What the task asks :: Retype exactly the lines from the first one through the line with "var BLOCK_GAP = 0.38;", including both ends; skip any pictures.

────

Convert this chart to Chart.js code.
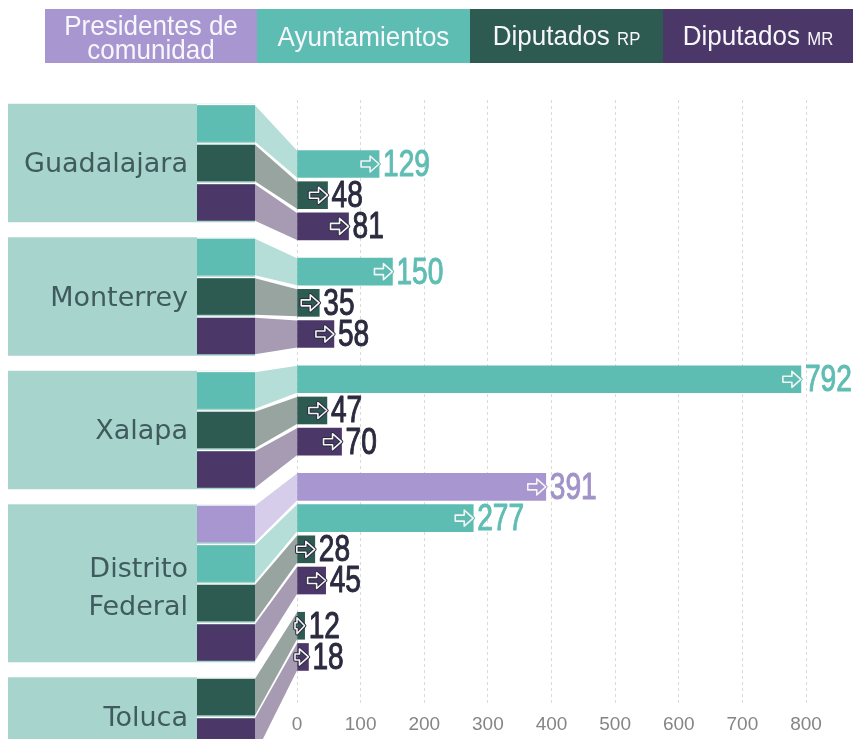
<!DOCTYPE html>
<html>
<head>
<meta charset="utf-8">
<script src="https://cdn.jsdelivr.net/npm/chart.js@4"></script>
<style>
  body { margin: 0; background: #ffffff; }
  #wrap { width: 867px; height: 739px; }
</style>
</head>
<body>
<div id="wrap"><canvas id="cargosChart" width="867" height="739"></canvas></div>
<script>
// data
var cities = ['Guadalajara', 'Monterrey', 'Xalapa', 'Distrito Federal', 'Toluca'];
var seriesNames = ['Presidentes de comunidad', 'Ayuntamientos', 'Diputados RP', 'Diputados MR'];
var presidentes = [null, null, null, 391, null];
var ayuntamientos = [129, 150, 792, 277, null];
var diputadosRP = [48, 35, 47, 28, 12];
var diputadosMR = [81, 58, 70, 45, 18];
var xMin = 0, xMax = 800, xStep = 100;

var seriesColors = ['#a796cf', '#5dbdb2', '#2d5b51', '#4b3869'];
var connectorColors = ['#d6cdea', '#b6ded8', '#98a49f', '#a69bb2'];
var labelColors = ['#a093c8', '#5fbdb3', '#2b2a3f', '#2b2a3f'];
var bandColor = '#a8d4ce';

// gap between city groups, in rows (bars side / blocks side)
var BAR_GAP = 0.45;
var BLOCK_GAP = 0.38;

var seriesValues = [presidentes, ayuntamientos, diputadosRP, diputadosMR];
var rows = [];
cities.forEach(function (city, g) {
    seriesValues.forEach(function (vals, s) {
        if (vals[g] !== null) {
            rows.push({ g: g, s: s, v: vals[g], i: rows.length });
        }
    });
});

var datasets = seriesNames.map(function (name, s) {
    return {
        label: name,
        data: rows.filter(function (r) { return r.s === s; }).map(function (r) {
            return { x: r.v, y: r.i + r.g * BAR_GAP };
        }),
        backgroundColor: seriesColors[s],
        borderWidth: 0,
        barThickness: 27,
        grouped: false
    };
});

var condFont = "'Liberation Sans', Arial, sans-serif";

function drawArrow(ctx, tip, cy, edgeColor, minX) {
    var start = Math.max(tip - 18, minX);
    var head = Math.max(tip - 9, start + 2);
    ctx.beginPath();
    ctx.moveTo(start, cy - 3);
    ctx.lineTo(head, cy - 3);
    ctx.lineTo(head, cy - 8);
    ctx.lineTo(tip, cy);
    ctx.lineTo(head, cy + 8);
    ctx.lineTo(head, cy + 3);
    ctx.lineTo(start, cy + 3);
    ctx.closePath();
    ctx.lineJoin = 'round';
    ctx.lineWidth = 3.5;
    ctx.strokeStyle = edgeColor;
    ctx.stroke();
    ctx.lineWidth = 1.6;
    ctx.strokeStyle = '#f4f4f4';
    ctx.stroke();
}

function condText(ctx, text, x, y, size, weight, sx, outline) {
    ctx.save();
    ctx.translate(x, y);
    ctx.scale(sx, 1);
    ctx.font = weight + ' ' + size + 'px ' + condFont;
    ctx.fillText(text, 0, 0);
    if (outline) {
        ctx.lineWidth = outline;
        ctx.strokeStyle = ctx.fillStyle;
        ctx.strokeText(text, 0, 0);
    }
    ctx.restore();
}

var panelPlugin = {
    id: 'panel',
    beforeDatasetsDraw: function (chart) {
        var ctx = chart.ctx;
        var yb = chart.scales.yb;
        var y = chart.scales.y;
        var x0 = chart.scales.x.getPixelForValue(0);
        var step = Math.abs(yb.getPixelForValue(1) - yb.getPixelForValue(0));
        var bandL = 8, blockL = 197, blockR = 255;
        var barHalf = 13.5;
        ctx.save();
        cities.forEach(function (city, g) {
            var gr = rows.filter(function (r) { return r.g === g; });
            var first = yb.getPixelForValue(gr[0].i + g * BLOCK_GAP);
            var last = yb.getPixelForValue(gr[gr.length - 1].i + g * BLOCK_GAP);
            var top = first - step / 2, bottom = last + step / 2;
            ctx.fillStyle = bandColor;
            ctx.fillRect(bandL, top, blockR - bandL, bottom - top);

            gr.forEach(function (r) {
                var bc = yb.getPixelForValue(r.i + g * BLOCK_GAP);
                var yc = y.getPixelForValue(r.i + g * BAR_GAP);
                var bt = bc - step / 2 + 1.5, bb = bc + step / 2 - 1.5;
                // white separators
                ctx.fillStyle = '#ffffff';
                ctx.fillRect(blockL, bc - step / 2, blockR - blockL, 1.5);
                ctx.fillStyle = seriesColors[r.s];
                ctx.fillRect(blockL, bt, blockR - blockL, bb - bt);
                // connector
                ctx.beginPath();
                ctx.moveTo(blockR, bt);
                ctx.lineTo(x0, yc - barHalf);
                ctx.lineTo(x0, yc + barHalf);
                ctx.lineTo(blockR, bb);
                ctx.closePath();
                ctx.fillStyle = connectorColors[r.s];
                ctx.fill();
            });

            var lines = city.split(' ');
            var mid = (top + bottom) / 2;
            var lh = 38;
            ctx.fillStyle = '#3f5b5d';
            ctx.font = '27px "DejaVu Sans", sans-serif';
            ctx.textAlign = 'right';
            ctx.textBaseline = 'middle';
            lines.forEach(function (ln, k) {
                var ly = mid + (k - (lines.length - 1) / 2) * lh + (lines.length > 1 ? 6 : 2);
                ctx.fillText(ln, 188, ly);
            });
        });
        ctx.restore();
    },
    afterDatasetsDraw: function (chart) {
        var ctx = chart.ctx;
        var x0 = chart.scales.x.getPixelForValue(0);
        ctx.save();
        chart.data.datasets.forEach(function (ds, s) {
            var meta = chart.getDatasetMeta(s);
            meta.data.forEach(function (bar, k) {
                var tip = bar.x;
                drawArrow(ctx, tip, bar.y, s >= 2 ? '#2b2a3f' : seriesColors[s], x0 - 2);
                ctx.fillStyle = labelColors[s];
                ctx.textAlign = 'left';
                ctx.textBaseline = 'middle';
                condText(ctx, String(ds.data[k].x), tip + 4, bar.y + 2, 36, 'normal', 0.78, 1);
            });
        });
        ctx.restore();
    },
    afterDraw: function (chart) {
        var ctx = chart.ctx;
        var edges = [45, 257, 470, 663, 853];
        var top = 9, h = 54;
        var big = 28, small = 18, sx = 0.93;
        ctx.save();
        seriesNames.forEach(function (name, s) {
            var l = edges[s], r = edges[s + 1];
            var cx = (l + r) / 2;
            ctx.fillStyle = seriesColors[s];
            ctx.fillRect(l, top, r - l, h);
            ctx.fillStyle = '#f7f7fb';
            ctx.textBaseline = 'alphabetic';
            ctx.textAlign = 'left';
            var words = name.split(' ');
            var tail = words[words.length - 1];
            ctx.font = big + 'px ' + condFont;
            if (words.length > 2) {
                // two line label
                var l1 = words.slice(0, -1).join(' ');
                var w1 = ctx.measureText(l1).width * sx;
                var w2 = ctx.measureText(tail).width * sx;
                condText(ctx, l1, cx - w1 / 2, 35, big, 'normal', sx);
                condText(ctx, tail, cx - w2 / 2, 59, big, 'normal', sx);
            } else if (words.length === 2 && tail === tail.toUpperCase()) {
                var wa = ctx.measureText(words[0] + ' ').width * sx;
                ctx.font = small + 'px ' + condFont;
                var wb = ctx.measureText(tail).width * sx;
                var x1 = cx - (wa + wb) / 2;
                condText(ctx, words[0], x1, 45, big, 'normal', sx);
                condText(ctx, tail, x1 + wa, 45, small, 'normal', sx);
            } else {
                var w = ctx.measureText(name).width * sx;
                condText(ctx, name, cx - w / 2, 46, big, 'normal', sx);
            }
        });
        ctx.restore();
    }
};

var barScale = 31.2, barFirst = 64;     // px per row, offset of first bar from top
var blockScale = 39.5, blockFirst = 23.5;
var plotH = 605;

new Chart(document.getElementById('cargosChart').getContext('2d'), {
    type: 'bar',
    data: { datasets: datasets },
    plugins: [panelPlugin],
    options: {
        responsive: false,
        animation: false,
        indexAxis: 'y',
        layout: { padding: { left: 297, right: 61, top: 100, bottom: 0 } },
        plugins: { legend: { display: false }, tooltip: { enabled: false } },
        scales: {
            x: {
                type: 'linear',
                position: 'bottom',
                min: xMin,
                max: xMax,
                z: 1,
                afterFit: function (scale) { scale.height = 34; },
                ticks: {
                    stepSize: xStep,
                    color: '#858585',
                    padding: 8,
                    font: { family: condFont, size: 19 }
                },
                grid: { color: 'rgba(205,205,205,0.75)', drawTicks: false, lineWidth: 1 },
                border: { display: false, dash: [3, 3] }
            },
            y: {
                type: 'linear',
                display: false,
                offset: false,
                reverse: true,
                min: -barFirst / barScale,
                max: (plotH - barFirst) / barScale
            },
            yb: {
                axis: 'y',
                type: 'linear',
                display: false,
                offset: false,
                reverse: true,
                min: -blockFirst / blockScale,
                max: (plotH - blockFirst) / blockScale
            }
        }
    }
});
</script>
</body>
</html>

────

Right answer ::
Convert this chart to Chart.js code.
<!DOCTYPE html>
<html>
<head>
<meta charset="utf-8">
<script src="https://cdn.jsdelivr.net/npm/chart.js@4"></script>
<style>
  body { margin: 0; background: #ffffff; }
  #wrap { width: 867px; height: 739px; }
</style>
</head>
<body>
<div id="wrap"><canvas id="cargosChart" width="867" height="739"></canvas></div>
<script>
// data
var cities = ['Guadalajara', 'Monterrey', 'Xalapa', 'Distrito Federal', 'Toluca'];
var seriesNames = ['Presidentes de comunidad', 'Ayuntamientos', 'Diputados RP', 'Diputados MR'];
var presidentes = [null, null, null, 391, null];
var ayuntamientos = [129, 150, 792, 277, null];
var diputadosRP = [48, 35, 47, 28, 12];
var diputadosMR = [81, 58, 70, 45, 18];
var xMin = 0, xMax = 800, xStep = 100;

var seriesColors = ['#a796cf', '#5dbdb2', '#2d5b51', '#4b3869'];
var connectorColors = ['#d6cdea', '#b6ded8', '#98a49f', '#a69bb2'];
var labelColors = ['#a093c8', '#5fbdb3', '#2b2a3f', '#2b2a3f'];
var bandColor = '#a8d4ce';

// gap between city groups, in rows (bars side / blocks side)
var BAR_GAP = 0.45;
var BLOCK_GAP = 0.38;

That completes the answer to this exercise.